Presumptuous as I am aware it must appear to say so, I am unable to see more than average intellectual power even in Mr. Darwin’s later books. His great contribution to science is supposed to have been the theory of natural selection, but enough has been said to show that this, if understood as he ought to have meant it to be understood, cannot be rated highly as an intellectual achievement. His other most important contribution was his provisional theory of pan-genesis, which is admitted on all hands to have been a failure. Though, however, it is not likely that posterity will consider him as a man of transcendent intellectual power, he must be admitted to have been richly endowed with a much more valuable quality than either originality or literary power—I mean with savoir faire.

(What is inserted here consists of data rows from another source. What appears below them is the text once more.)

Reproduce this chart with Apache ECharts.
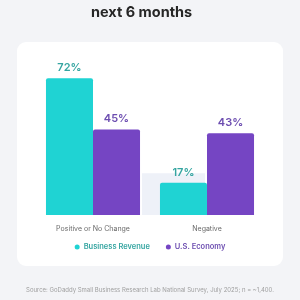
<!DOCTYPE html>
<html><head><meta charset="utf-8">
<script src="https://cdn.jsdelivr.net/npm/echarts@6/dist/echarts.min.js"></script>
<style>html,body{margin:0;padding:0;background:#f3f4f7;}#c{width:300px;height:300px;}</style>
</head><body><div id="c"></div>
<script>
const titleText = "next 6 months";
const categories = ["Positive or No Change", "Negative"];
const seriesNames = ["Business Revenue", "U.S. Economy"];
const businessRevenue = [72, 17];
const usEconomy = [45, 43];
const bandValue = 22;
const sourceText = "Source: GoDaddy Small Business Research Lab National Survey, July 2025; n = ~1,400.";

const teal = "#1fd3d3", purple = "#7545c3";
const tealText = "#35a5a1", purpleText = "#6c4db0";
const chart = echarts.init(document.getElementById('c'), null, {renderer:'canvas'});
const font = "Inter, 'Noto Sans', sans-serif";
const gridLeft = 36, gridW = 228, gridTop = 63, gridH = 152;
const option = {
  backgroundColor: "#f3f4f7",
  animation: false,
  title: {text: titleText, left: 86, top: 0,
    textStyle:{fontFamily: font, fontWeight: 700, fontSize: 14.5, color:'#262626'}},
  grid: {left: gridLeft, top: gridTop, width: gridW, height: gridH},
  xAxis: {type:'category', data: categories,
    axisLine:{show:false}, axisTick:{show:false},
    axisLabel:{fontFamily: font, fontSize: 7, color:'#6a6a6a', margin: 10}},
  yAxis: {type:'value', min:0, max:80, show:false, splitLine:{show:false}},
  legend: {top: 238, left: 'center', itemWidth: 5, itemHeight: 5, itemGap: 16,
    icon:'circle',
    data: [
      {name: seriesNames[0], textStyle:{color: tealText}},
      {name: seriesNames[1], textStyle:{color: purpleText}}
    ],
    textStyle:{fontFamily: font, fontSize: 7.5, fontWeight: 600, padding:[0,0,0,-1]}},
  series: [
    {name: seriesNames[0], type:'bar', data: businessRevenue, barGap:'0%', barCategoryGap:'17.5%', z: 3,
     itemStyle:{color: teal, borderRadius:[2,2,0,0]},
     label:{show:true, position:'top', distance:5, formatter:'{c}%', fontFamily: font, fontWeight:600, fontSize:11, color: tealText}},
    {name: seriesNames[1], type:'bar', data: usEconomy, z: 3,
     itemStyle:{color: purple, borderRadius:[2,2,0,0]},
     label:{show:true, position:'top', distance:5, formatter:'{c}%', fontFamily: font, fontWeight:600, fontSize:11, color: purpleText}}
  ],
  graphic: []
};
chart.setOption(option);
const y0 = chart.convertToPixel({yAxisIndex:0}, 0);
const yb = chart.convertToPixel({yAxisIndex:0}, bandValue);
const cx0 = chart.convertToPixel({xAxisIndex:0}, categories[0]);
const cx1 = chart.convertToPixel({xAxisIndex:0}, categories[1]);
const catW = cx1 - cx0;
const barW = catW * (1 - 0.175) / 2;
chart.setOption({graphic:[
  {type:'rect', z:-10, shape:{x:17, y:42, width:266, height:224, r:9}, style:{fill:'#ffffff'}},
  {type:'rect', z:-5, shape:{x: cx0 + barW + 2, y: yb, width: (cx1 - 2) - (cx0 + barW + 2), height: y0 - yb}, style:{fill:'#eef1f8'}},
  {type:'text', left:'center', top: 287, style:{text: sourceText, fontFamily: font, fontSize: 6, fill:'#a0a0a0'}}
]});
</script></body></html>
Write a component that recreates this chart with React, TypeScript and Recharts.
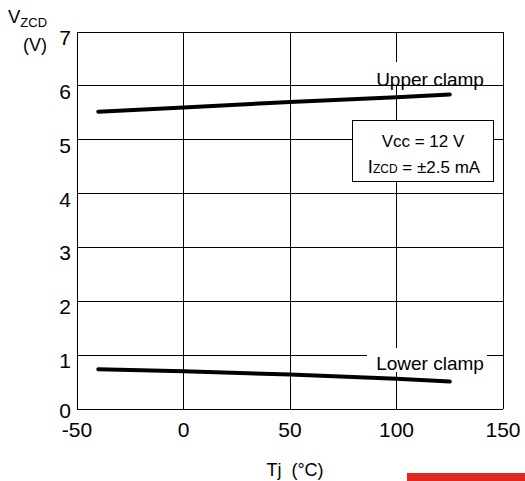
import { LineChart, Line, XAxis, YAxis, CartesianGrid } from "recharts";

// junction temperature (°C)
const temps = [-40, 0, 50, 100, 125];
// V_ZCD clamp voltages (V)
const upperClamp = [5.52, 5.6, 5.7, 5.79, 5.84];
const lowerClamp = [0.74, 0.7, 0.64, 0.56, 0.51];

const xTicks = [-50, 0, 50, 100, 150];
const yTicks = [0, 1, 2, 3, 4, 5, 6, 7];

const data = temps.map((t, i) => ({
  temp: t,
  upper: upperClamp[i],
  lower: lowerClamp[i],
}));

const FONT = "'Liberation Sans', Arial, Helvetica, sans-serif";

const XTick = ({ x, y, payload }: any) => (
  <text x={x} y={y + 28} textAnchor="middle" fontSize={21} fill="#000" fontFamily={FONT}>
    {payload.value}
  </text>
);

// the 0 label sits a bit higher so it clears the -50 below it
const YTick = ({ x, y, payload }: any) => (
  <text
    x={x - 6}
    y={y + (payload.value === 0 ? 9 : 13)}
    textAnchor="end"
    fontSize={21}
    fill="#000"
    fontFamily={FONT}
  >
    {payload.value}
  </text>
);

export default function App() {
  return (
    <div
      style={{
        position: "absolute",
        left: 0,
        top: 0,
        width: 525,
        height: 481,
        background: "#fff",
        fontFamily: FONT,
        overflow: "hidden",
      }}
    >
      <LineChart
        width={525}
        height={481}
        data={data}
        margin={{ top: 32, right: 22, bottom: 0, left: 0 }}
      >
        <CartesianGrid stroke="#000" strokeWidth={1} shapeRendering="crispEdges" />
        <XAxis
          dataKey="temp"
          type="number"
          domain={[-50, 150]}
          ticks={xTicks}
          height={72}
          axisLine={false}
          tickLine={false}
          tickSize={0}
          tickMargin={0}
          tick={<XTick />}
          interval={0}
        />
        <YAxis
          type="number"
          domain={[0, 7]}
          ticks={yTicks}
          width={77}
          axisLine={false}
          tickLine={false}
          tickSize={0}
          tickMargin={0}
          tick={<YTick />}
          interval={0}
        />
        <Line
          dataKey="upper"
          stroke="#000"
          strokeWidth={4}
          dot={false}
          strokeLinecap="round"
          isAnimationActive={false}
        />
        <Line
          dataKey="lower"
          stroke="#000"
          strokeWidth={4}
          dot={false}
          strokeLinecap="round"
          isAnimationActive={false}
        />
      </LineChart>

      {/* annotations & axis titles */}
      <svg
        width={525}
        height={481}
        style={{ position: "absolute", left: 0, top: 0, pointerEvents: "none" }}
        fontFamily={FONT}
      >
        <text x={8} y={23} fontSize={18.5} fill="#000">
          V<tspan fontSize={13} dy={4}>ZCD</tspan>
        </text>
        <text x={35} y={51} fontSize={18} fill="#000" textAnchor="middle">
          (V)
        </text>

        <text x={295} y={476} fontSize={18} fill="#000" textAnchor="middle" style={{ whiteSpace: "pre" }}>
          {"Tj  (°C)"}
        </text>

        <rect x={367} y={62} width={120} height={23} fill="#fff" />
        <text x={430} y={86} fontSize={19} fill="#000" textAnchor="middle">
          Upper clamp
        </text>

        <rect x={367} y={348} width={120} height={24} fill="#fff" />
        <text x={430} y={370} fontSize={19} fill="#000" textAnchor="middle">
          Lower clamp
        </text>

        <rect
          x={352}
          y={120}
          width={141}
          height={61}
          fill="#fff"
          stroke="#000"
          strokeWidth={1}
          shapeRendering="crispEdges"
        />
        <text x={423} y={147} fontSize={17} fill="#000" textAnchor="middle">
          Vcc = 12 V
        </text>
        <text x={424} y={173} fill="#000" textAnchor="middle">
          <tspan fontSize={18.5}>I</tspan>
          <tspan fontSize={12}>ZCD</tspan>
          <tspan fontSize={17}> = ±2.5 mA</tspan>
        </text>
      </svg>

      <div
        style={{
          position: "absolute",
          left: 407,
          top: 473,
          width: 118,
          height: 8,
          background: "#e0281e",
        }}
      />
    </div>
  );
}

The cards he held—and, on the whole, his hand was a good one—he played with judgment; and though not one of those who would have achieved greatness under any circumstances, he nevertheless did achieve greatness of no mean order. Greatness, indeed, of the highest kind—that of one who is without fear and without reproach—will not ultimately be allowed him, but greatness of a rare kind can only be denied him by those whose judgment is perverted by temper or personal ill-will. He found the world believing in fixity of species, and left it believing—in spite of his own doctrine—in descent with modification.
I have said on an earlier page that Mr. Darwin was heir to a discredited truth, and left behind him an accredited fallacy. This is true as regards men of science and cultured classes who understood his distinctive feature, or thought they did, and so long as Mr. Darwin lived accepted it with very rare exceptions; but it is not true as regards the unreading, unreflecting public, who seized the salient point of descent with modification only, and troubled themselves little about the distinctive feature. It would almost seem as if Mr. Darwin had reversed the usual practice of philosophers and given his esoteric doctrine to the world, while reserving the exoteric for his most intimate and faithful adherents. This, however, is a detail; the main fact is, that Mr. Darwin brought us all round to evolution. True, it was Mr. Darwin backed by the Times and the other most influential organs of science and culture, but it was one of Mr. Darwin’s great merits to have developed and organised this backing, as part of the work which he knew was essential if so great a revolution was to be effected.
This is an exceedingly difficult and delicate thing to do. If people think they need only write striking and well-considered books, and that then the Times will immediately set to work to call attention to them, I should advise them not to be too hasty in basing action upon this hypothesis. I should advise them to be even less hasty in basing it upon the assumption that to secure a powerful literary backing is a matter within the compass of any one who chooses to undertake it. No one who has not a strong social position should ever advance a new theory, unless a life of hard fighting is part of what he lays himself out for. It was one of Mr. Darwin’s great merits that he had a strong social position, and had the good sense to know how to profit by it. The magnificent feat which he eventually achieved was unhappily tarnished by much that detracts from the splendour that ought to have attended it, but a magnificent feat it must remain.